> [Exercise instructions]
Transcribe the listing exactly, leaving out every picture.

> [Provided data]
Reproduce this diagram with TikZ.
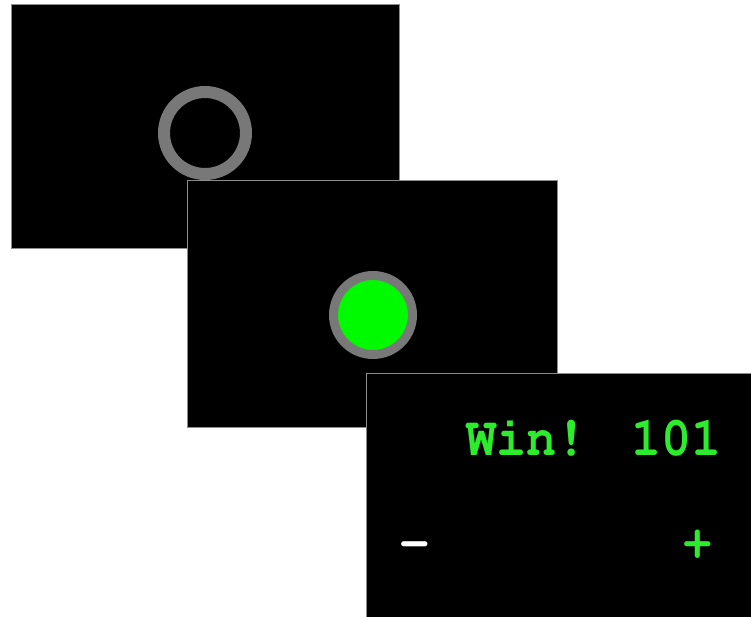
\documentclass[tikz,border=0pt]{standalone}
\usepackage{graphicx}
\definecolor{ringgray}{RGB}{120,120,120}
\definecolor{framegray}{RGB}{140,140,140}
\definecolor{dotgreen}{RGB}{0,250,0}
\definecolor{txtgreen}{RGB}{45,235,45}
\begin{document}
\begin{tikzpicture}[x=1pt,y=-1pt,
  screen/.style={draw=framegray,line width=1pt,fill=black,inner sep=0pt,anchor=north west},
  ring/.style={circle,draw=ringgray,inner sep=0pt},
  label/.style={font=\usefont{OT1}{pcr}{b}{n}\fontsize{51}{51}\selectfont,inner sep=0pt,anchor=base},
  wintext/.style={font=\usefont{OT1}{pcr}{b}{n}\fontsize{47}{47}\selectfont,inner sep=0pt,text=txtgreen}]
\useasboundingbox[fill=white] (0,0) rectangle (751,617);
\node[screen,minimum width=388pt,minimum height=244pt] (s1) at (11,4) {};
\node[ring,line width=12pt,minimum size=82pt] (c1) at (205,133) {};
\node[screen,minimum width=370pt,minimum height=247pt] (s2) at (187,180) {};
\node[ring,line width=9pt,fill=dotgreen,minimum size=79pt] (c2) at (373,315) {};
\node[screen,minimum width=390pt,minimum height=250pt] (s3) at (366,373) {};
\node[wintext,anchor=base west] (win) at (466,455) {\scalebox{1.07}[1.18]{Win!}};
\node[wintext,anchor=base east] (score) at (722,455) {\scalebox{1.07}[1.18]{101}};
\node[label,text=white] (minus) at (415,558) {-};
\node[label,text=txtgreen] (plus) at (698,558) {+};
\end{tikzpicture}
\end{document}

> [Reply to the task]
Reproduce this diagram with TikZ.
\documentclass[tikz,border=0pt]{standalone}
\usepackage{graphicx}
\definecolor{ringgray}{RGB}{120,120,120}
\definecolor{framegray}{RGB}{140,140,140}
\definecolor{dotgreen}{RGB}{0,250,0}
\definecolor{txtgreen}{RGB}{45,235,45}
\begin{document}
\begin{tikzpicture}[x=1pt,y=-1pt,
  screen/.style={draw=framegray,line width=1pt,fill=black,inner sep=0pt,anchor=north west},
  ring/.style={circle,draw=ringgray,inner sep=0pt},
  label/.style={font=\usefont{OT1}{pcr}{b}{n}\fontsize{51}{51}\selectfont,inner sep=0pt,anchor=base},
  wintext/.style={font=\usefont{OT1}{pcr}{b}{n}\fontsize{47}{47}\selectfont,inner sep=0pt,text=txtgreen}]
\useasboundingbox[fill=white] (0,0) rectangle (751,617);
\node[screen,minimum width=388pt,minimum height=244pt] (s1) at (11,4) {};
\node[ring,line width=12pt,minimum size=82pt] (c1) at (205,133) {};
\node[screen,minimum width=370pt,minimum height=247pt] (s2) at (187,180) {};
\node[ring,line width=9pt,fill=dotgreen,minimum size=79pt] (c2) at (373,315) {};
\node[screen,minimum width=390pt,minimum height=250pt] (s3) at (366,373) {};
\node[wintext,anchor=base west] (win) at (466,455) {\scalebox{1.07}[1.18]{Win!}};
\node[wintext,anchor=base east] (score) at (722,455) {\scalebox{1.07}[1.18]{101}};
\node[label,text=white] (minus) at (415,558) {-};
\node[label,text=txtgreen] (plus) at (698,558) {+};
\end{tikzpicture}
\end{document}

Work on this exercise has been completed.